• [Exercise instructions]: Could you copy exactly the lines from the start of the records through the one containing "(17,27) rectangle (1151,838) ;", both included, and leave out the pictures?

• [Supplied information]:
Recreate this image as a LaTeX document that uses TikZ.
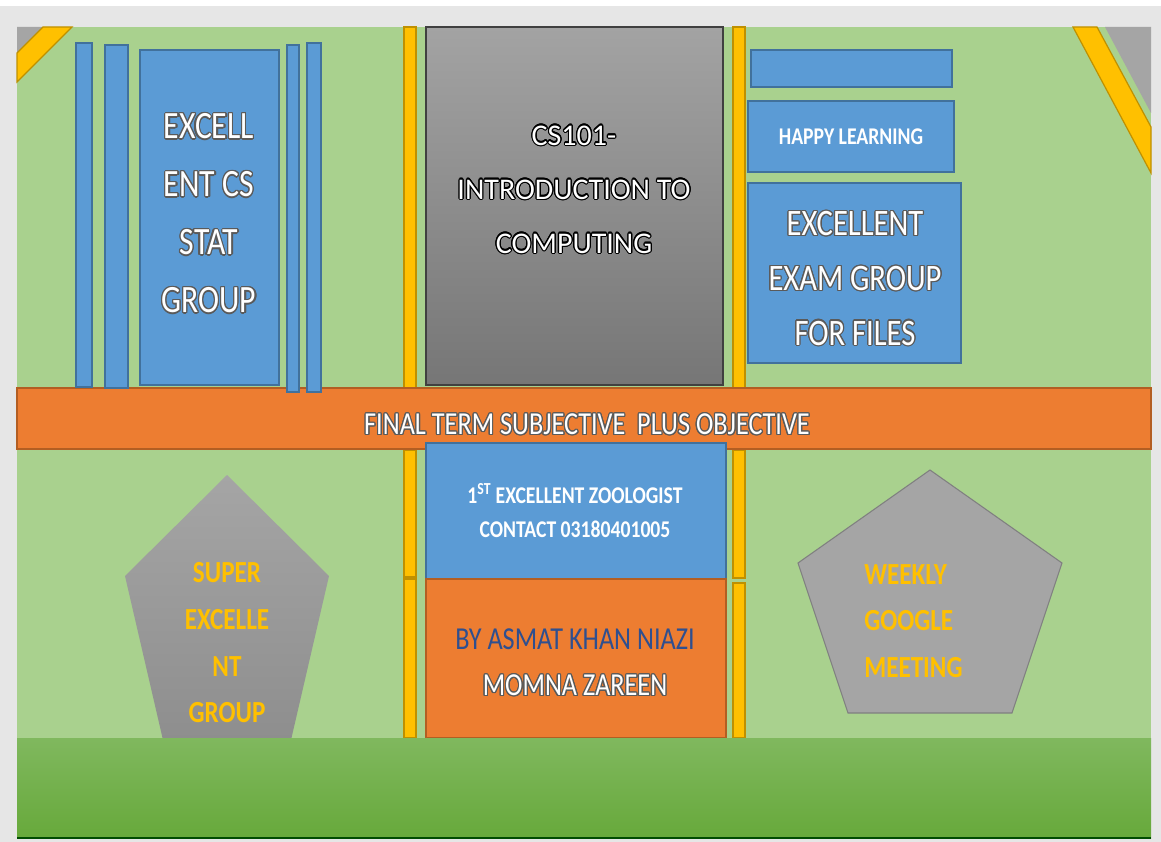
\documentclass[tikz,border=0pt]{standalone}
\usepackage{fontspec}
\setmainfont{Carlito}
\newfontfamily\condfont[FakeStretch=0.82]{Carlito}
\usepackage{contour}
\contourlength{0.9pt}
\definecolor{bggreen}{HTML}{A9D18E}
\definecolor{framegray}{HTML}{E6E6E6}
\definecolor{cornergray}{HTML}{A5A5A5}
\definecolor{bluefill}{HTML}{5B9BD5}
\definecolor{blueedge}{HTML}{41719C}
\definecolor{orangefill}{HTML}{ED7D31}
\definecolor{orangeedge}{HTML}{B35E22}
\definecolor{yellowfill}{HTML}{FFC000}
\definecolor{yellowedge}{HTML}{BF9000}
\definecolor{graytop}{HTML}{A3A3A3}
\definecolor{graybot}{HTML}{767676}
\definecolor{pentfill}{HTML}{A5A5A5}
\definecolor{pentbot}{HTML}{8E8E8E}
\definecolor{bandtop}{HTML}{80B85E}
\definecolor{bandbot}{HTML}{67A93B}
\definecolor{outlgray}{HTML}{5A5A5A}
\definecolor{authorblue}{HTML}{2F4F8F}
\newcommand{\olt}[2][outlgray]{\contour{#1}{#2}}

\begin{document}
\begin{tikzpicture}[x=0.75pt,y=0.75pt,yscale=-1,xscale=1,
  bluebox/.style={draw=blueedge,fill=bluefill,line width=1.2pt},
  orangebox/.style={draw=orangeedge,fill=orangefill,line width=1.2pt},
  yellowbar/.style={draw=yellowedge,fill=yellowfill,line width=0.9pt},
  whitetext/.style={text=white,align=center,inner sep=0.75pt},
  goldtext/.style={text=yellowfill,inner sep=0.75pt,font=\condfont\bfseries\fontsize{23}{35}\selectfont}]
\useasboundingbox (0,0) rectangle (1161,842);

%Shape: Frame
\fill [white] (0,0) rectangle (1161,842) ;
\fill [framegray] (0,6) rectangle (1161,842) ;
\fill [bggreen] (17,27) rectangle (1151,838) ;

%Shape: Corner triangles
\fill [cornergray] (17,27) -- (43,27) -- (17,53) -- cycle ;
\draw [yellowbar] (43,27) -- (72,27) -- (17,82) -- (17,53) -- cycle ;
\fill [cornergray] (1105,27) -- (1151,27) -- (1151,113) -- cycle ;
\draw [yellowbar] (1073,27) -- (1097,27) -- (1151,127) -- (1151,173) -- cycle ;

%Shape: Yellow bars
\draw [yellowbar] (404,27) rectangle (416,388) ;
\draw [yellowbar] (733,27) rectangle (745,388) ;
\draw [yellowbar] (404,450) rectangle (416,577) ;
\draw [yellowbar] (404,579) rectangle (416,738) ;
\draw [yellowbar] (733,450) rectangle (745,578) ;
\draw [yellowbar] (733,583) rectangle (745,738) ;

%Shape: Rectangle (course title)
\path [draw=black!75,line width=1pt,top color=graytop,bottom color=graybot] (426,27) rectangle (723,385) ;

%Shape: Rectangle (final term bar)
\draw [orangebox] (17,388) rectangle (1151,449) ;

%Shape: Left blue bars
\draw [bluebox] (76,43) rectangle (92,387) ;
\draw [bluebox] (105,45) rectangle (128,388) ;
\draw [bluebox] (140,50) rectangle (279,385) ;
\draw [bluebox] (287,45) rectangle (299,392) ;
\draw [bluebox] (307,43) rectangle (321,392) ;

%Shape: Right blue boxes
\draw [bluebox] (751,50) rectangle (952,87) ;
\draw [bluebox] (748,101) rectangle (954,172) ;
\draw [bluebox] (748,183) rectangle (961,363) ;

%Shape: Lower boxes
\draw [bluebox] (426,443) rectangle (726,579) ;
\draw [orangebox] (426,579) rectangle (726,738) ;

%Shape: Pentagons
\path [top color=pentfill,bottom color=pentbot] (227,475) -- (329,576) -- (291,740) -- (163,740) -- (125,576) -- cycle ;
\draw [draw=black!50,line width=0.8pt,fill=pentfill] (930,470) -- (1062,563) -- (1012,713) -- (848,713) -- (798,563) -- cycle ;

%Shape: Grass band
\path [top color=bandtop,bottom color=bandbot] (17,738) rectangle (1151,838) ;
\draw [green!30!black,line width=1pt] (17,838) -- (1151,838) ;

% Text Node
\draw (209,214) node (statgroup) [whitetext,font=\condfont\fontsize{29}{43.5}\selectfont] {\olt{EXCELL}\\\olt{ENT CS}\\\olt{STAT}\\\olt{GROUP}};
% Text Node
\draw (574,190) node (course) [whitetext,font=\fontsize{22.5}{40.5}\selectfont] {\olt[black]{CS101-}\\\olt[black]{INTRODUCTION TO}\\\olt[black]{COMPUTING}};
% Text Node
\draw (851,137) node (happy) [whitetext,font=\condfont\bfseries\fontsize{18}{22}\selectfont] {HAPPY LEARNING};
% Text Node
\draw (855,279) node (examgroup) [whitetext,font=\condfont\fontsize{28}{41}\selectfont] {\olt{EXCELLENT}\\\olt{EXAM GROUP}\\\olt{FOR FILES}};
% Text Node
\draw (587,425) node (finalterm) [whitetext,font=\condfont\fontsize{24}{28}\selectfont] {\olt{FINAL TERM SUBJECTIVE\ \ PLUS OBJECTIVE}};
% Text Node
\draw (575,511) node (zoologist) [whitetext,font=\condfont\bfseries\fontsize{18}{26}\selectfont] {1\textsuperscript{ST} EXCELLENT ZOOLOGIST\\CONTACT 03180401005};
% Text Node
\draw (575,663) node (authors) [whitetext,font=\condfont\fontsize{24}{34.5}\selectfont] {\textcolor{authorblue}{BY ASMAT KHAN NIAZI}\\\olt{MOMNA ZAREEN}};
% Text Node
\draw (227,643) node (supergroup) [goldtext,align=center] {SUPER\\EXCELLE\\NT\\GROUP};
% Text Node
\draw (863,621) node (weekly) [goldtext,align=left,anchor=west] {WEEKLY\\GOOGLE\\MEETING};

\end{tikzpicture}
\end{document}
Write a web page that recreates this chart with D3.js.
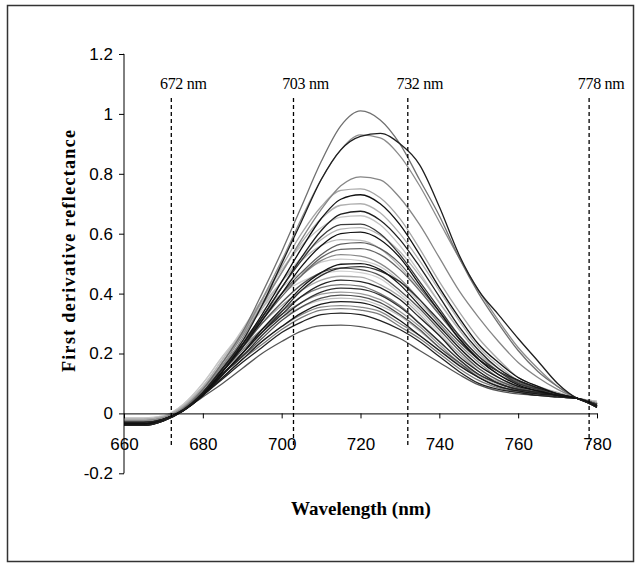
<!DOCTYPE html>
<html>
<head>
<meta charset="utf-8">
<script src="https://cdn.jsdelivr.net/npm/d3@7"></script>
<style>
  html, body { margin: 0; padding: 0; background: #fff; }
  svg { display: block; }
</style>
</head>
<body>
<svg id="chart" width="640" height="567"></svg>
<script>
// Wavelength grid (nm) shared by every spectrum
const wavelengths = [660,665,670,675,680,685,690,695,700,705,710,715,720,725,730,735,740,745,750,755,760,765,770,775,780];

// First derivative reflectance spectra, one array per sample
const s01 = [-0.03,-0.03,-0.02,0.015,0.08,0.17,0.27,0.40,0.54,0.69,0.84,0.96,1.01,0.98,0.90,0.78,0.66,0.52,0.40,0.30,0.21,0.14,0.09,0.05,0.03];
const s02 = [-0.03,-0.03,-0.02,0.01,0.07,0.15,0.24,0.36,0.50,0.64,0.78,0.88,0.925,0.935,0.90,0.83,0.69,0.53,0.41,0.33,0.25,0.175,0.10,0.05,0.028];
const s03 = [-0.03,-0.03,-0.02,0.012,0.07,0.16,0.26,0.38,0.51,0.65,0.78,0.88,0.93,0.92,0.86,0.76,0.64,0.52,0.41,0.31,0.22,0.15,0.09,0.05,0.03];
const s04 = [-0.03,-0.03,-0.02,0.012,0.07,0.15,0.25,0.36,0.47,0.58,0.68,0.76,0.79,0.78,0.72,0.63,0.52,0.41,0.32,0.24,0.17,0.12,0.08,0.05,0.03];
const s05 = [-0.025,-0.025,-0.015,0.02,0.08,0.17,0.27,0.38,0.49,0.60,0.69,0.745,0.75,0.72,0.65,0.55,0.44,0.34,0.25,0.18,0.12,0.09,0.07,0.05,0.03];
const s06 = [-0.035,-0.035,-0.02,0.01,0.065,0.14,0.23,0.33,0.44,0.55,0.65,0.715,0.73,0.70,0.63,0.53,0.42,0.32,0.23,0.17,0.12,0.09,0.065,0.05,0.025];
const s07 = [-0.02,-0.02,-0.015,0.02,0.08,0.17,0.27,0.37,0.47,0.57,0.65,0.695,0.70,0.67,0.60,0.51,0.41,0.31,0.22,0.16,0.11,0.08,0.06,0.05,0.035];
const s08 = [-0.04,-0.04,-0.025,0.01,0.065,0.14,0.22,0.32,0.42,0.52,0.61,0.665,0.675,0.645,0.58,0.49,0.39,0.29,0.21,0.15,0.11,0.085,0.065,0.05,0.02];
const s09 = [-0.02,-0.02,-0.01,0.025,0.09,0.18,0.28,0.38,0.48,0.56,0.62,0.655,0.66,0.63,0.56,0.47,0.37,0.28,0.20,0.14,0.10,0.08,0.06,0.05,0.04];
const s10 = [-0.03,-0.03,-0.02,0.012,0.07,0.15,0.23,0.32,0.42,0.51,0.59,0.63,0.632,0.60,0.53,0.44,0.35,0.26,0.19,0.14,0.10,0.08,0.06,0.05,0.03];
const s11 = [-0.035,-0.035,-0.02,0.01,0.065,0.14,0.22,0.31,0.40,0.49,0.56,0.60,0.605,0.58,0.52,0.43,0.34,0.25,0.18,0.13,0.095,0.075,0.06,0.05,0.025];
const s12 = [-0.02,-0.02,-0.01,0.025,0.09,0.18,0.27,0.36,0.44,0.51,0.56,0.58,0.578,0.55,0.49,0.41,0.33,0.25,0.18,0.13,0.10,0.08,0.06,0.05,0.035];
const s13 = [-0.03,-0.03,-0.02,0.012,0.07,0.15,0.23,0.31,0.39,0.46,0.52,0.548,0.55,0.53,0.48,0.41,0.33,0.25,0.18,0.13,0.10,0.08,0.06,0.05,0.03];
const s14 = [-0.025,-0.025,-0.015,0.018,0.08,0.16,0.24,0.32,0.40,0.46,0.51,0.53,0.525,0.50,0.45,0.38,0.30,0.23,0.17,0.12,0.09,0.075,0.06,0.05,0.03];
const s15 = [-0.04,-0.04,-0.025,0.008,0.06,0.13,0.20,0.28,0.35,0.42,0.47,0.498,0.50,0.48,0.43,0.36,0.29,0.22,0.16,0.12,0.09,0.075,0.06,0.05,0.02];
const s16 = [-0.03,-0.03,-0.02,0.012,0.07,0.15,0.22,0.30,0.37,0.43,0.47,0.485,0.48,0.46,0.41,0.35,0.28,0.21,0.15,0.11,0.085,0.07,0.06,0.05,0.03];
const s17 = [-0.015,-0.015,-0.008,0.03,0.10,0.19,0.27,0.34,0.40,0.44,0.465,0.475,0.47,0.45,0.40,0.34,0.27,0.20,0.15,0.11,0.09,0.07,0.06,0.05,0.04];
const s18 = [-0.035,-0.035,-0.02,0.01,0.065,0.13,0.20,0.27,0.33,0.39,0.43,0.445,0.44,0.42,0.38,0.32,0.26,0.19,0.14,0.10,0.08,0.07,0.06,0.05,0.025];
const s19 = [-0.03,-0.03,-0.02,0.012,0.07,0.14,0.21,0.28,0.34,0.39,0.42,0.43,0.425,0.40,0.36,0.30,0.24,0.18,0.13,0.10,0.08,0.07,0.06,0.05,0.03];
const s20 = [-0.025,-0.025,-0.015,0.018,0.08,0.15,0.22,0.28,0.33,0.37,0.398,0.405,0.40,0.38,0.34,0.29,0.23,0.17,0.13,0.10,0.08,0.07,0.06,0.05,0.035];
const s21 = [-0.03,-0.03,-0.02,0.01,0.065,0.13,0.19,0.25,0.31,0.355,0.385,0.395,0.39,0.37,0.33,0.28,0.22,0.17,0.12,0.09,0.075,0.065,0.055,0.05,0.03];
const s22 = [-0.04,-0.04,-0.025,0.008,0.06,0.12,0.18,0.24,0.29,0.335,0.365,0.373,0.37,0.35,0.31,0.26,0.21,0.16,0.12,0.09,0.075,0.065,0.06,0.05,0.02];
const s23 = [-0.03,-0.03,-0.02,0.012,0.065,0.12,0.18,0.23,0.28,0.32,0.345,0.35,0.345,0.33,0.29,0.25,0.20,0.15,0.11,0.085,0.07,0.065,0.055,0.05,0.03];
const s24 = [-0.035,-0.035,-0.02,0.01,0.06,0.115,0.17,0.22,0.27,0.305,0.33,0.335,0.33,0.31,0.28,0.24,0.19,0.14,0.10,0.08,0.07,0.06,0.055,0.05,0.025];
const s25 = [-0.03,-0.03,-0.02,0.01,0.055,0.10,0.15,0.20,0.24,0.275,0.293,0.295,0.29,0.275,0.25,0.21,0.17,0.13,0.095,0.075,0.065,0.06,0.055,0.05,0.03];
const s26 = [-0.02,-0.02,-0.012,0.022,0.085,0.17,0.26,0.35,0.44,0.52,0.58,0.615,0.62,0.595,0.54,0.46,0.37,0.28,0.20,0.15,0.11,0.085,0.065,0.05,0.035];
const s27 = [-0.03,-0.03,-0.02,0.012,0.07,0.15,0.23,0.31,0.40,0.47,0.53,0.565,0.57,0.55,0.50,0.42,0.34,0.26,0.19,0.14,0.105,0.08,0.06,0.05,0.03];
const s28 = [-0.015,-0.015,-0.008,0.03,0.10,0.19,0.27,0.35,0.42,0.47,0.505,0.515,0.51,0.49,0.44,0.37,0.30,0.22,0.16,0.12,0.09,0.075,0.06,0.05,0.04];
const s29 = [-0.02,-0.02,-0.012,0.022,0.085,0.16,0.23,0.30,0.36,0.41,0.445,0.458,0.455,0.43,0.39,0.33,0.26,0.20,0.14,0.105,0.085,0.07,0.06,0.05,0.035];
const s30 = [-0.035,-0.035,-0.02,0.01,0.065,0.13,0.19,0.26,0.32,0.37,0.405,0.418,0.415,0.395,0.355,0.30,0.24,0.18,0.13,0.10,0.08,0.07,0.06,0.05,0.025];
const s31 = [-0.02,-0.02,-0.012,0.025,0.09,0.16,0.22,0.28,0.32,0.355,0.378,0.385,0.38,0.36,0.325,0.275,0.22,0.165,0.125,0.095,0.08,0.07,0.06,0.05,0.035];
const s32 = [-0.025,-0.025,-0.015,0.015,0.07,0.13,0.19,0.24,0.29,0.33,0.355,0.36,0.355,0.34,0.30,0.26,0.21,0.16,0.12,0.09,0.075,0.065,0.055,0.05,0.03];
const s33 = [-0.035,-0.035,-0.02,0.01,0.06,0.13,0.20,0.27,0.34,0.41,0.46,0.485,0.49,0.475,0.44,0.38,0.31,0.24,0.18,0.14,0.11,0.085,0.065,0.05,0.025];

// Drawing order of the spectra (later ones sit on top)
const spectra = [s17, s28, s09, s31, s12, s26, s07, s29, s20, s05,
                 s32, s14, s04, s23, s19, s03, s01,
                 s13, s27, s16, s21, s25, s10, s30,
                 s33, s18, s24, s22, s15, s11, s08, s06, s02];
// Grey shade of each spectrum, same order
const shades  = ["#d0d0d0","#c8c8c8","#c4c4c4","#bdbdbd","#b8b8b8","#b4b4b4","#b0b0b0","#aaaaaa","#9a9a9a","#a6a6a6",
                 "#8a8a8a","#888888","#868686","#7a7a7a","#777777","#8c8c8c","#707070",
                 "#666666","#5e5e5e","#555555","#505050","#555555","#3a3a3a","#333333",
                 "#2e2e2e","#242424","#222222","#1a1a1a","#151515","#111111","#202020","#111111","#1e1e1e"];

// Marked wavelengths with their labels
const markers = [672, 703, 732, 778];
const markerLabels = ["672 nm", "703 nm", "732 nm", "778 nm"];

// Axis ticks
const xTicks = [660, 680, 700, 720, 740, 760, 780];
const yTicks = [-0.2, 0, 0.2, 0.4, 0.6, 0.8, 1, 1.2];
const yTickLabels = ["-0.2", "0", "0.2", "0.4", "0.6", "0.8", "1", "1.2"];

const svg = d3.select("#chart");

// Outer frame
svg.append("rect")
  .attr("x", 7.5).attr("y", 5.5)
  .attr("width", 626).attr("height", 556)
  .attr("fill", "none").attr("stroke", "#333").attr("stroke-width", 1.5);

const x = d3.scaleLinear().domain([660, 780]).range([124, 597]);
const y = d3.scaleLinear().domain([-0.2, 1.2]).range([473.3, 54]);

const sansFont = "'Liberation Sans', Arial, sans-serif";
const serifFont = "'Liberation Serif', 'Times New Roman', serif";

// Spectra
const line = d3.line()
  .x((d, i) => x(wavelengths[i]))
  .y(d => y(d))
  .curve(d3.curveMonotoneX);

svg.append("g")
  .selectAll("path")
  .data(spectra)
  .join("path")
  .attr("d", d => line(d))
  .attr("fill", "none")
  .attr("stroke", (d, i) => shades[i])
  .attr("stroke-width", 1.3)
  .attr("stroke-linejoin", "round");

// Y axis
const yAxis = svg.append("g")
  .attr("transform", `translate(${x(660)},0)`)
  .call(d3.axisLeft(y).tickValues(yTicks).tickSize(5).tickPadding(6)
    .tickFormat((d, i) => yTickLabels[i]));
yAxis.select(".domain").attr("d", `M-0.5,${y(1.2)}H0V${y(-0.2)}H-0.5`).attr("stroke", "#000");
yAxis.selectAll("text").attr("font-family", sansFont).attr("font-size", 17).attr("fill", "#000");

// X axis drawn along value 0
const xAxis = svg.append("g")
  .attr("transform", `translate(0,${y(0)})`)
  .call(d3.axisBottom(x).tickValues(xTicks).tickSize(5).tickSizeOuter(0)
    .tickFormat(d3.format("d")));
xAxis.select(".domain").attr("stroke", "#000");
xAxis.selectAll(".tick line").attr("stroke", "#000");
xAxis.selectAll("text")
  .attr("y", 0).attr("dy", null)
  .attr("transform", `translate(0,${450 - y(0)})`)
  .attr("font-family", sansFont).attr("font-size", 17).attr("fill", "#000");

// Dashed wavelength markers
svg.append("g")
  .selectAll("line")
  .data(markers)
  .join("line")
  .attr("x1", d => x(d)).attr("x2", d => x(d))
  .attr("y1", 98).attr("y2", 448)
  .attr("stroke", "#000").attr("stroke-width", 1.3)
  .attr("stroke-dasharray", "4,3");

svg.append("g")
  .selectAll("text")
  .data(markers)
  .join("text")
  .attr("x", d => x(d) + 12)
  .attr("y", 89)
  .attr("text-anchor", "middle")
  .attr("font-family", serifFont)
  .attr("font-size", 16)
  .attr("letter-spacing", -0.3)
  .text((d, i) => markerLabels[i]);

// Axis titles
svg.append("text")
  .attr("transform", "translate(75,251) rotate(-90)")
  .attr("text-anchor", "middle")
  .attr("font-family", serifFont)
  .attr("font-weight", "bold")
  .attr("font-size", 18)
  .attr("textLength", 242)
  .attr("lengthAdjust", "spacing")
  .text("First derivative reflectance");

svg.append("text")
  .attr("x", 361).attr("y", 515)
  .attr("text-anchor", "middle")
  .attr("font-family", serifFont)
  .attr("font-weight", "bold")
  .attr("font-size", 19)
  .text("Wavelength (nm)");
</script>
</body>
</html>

• [Answer]:
Recreate this image as a LaTeX document that uses TikZ.
\documentclass[tikz,border=0pt]{standalone}
\usepackage{fontspec}
\setmainfont{Carlito}
\newfontfamily\condfont[FakeStretch=0.82]{Carlito}
\usepackage{contour}
\contourlength{0.9pt}
\definecolor{bggreen}{HTML}{A9D18E}
\definecolor{framegray}{HTML}{E6E6E6}
\definecolor{cornergray}{HTML}{A5A5A5}
\definecolor{bluefill}{HTML}{5B9BD5}
\definecolor{blueedge}{HTML}{41719C}
\definecolor{orangefill}{HTML}{ED7D31}
\definecolor{orangeedge}{HTML}{B35E22}
\definecolor{yellowfill}{HTML}{FFC000}
\definecolor{yellowedge}{HTML}{BF9000}
\definecolor{graytop}{HTML}{A3A3A3}
\definecolor{graybot}{HTML}{767676}
\definecolor{pentfill}{HTML}{A5A5A5}
\definecolor{pentbot}{HTML}{8E8E8E}
\definecolor{bandtop}{HTML}{80B85E}
\definecolor{bandbot}{HTML}{67A93B}
\definecolor{outlgray}{HTML}{5A5A5A}
\definecolor{authorblue}{HTML}{2F4F8F}
\newcommand{\olt}[2][outlgray]{\contour{#1}{#2}}

\begin{document}
\begin{tikzpicture}[x=0.75pt,y=0.75pt,yscale=-1,xscale=1,
  bluebox/.style={draw=blueedge,fill=bluefill,line width=1.2pt},
  orangebox/.style={draw=orangeedge,fill=orangefill,line width=1.2pt},
  yellowbar/.style={draw=yellowedge,fill=yellowfill,line width=0.9pt},
  whitetext/.style={text=white,align=center,inner sep=0.75pt},
  goldtext/.style={text=yellowfill,inner sep=0.75pt,font=\condfont\bfseries\fontsize{23}{35}\selectfont}]
\useasboundingbox (0,0) rectangle (1161,842);

%Shape: Frame
\fill [white] (0,0) rectangle (1161,842) ;
\fill [framegray] (0,6) rectangle (1161,842) ;
\fill [bggreen] (17,27) rectangle (1151,838) ;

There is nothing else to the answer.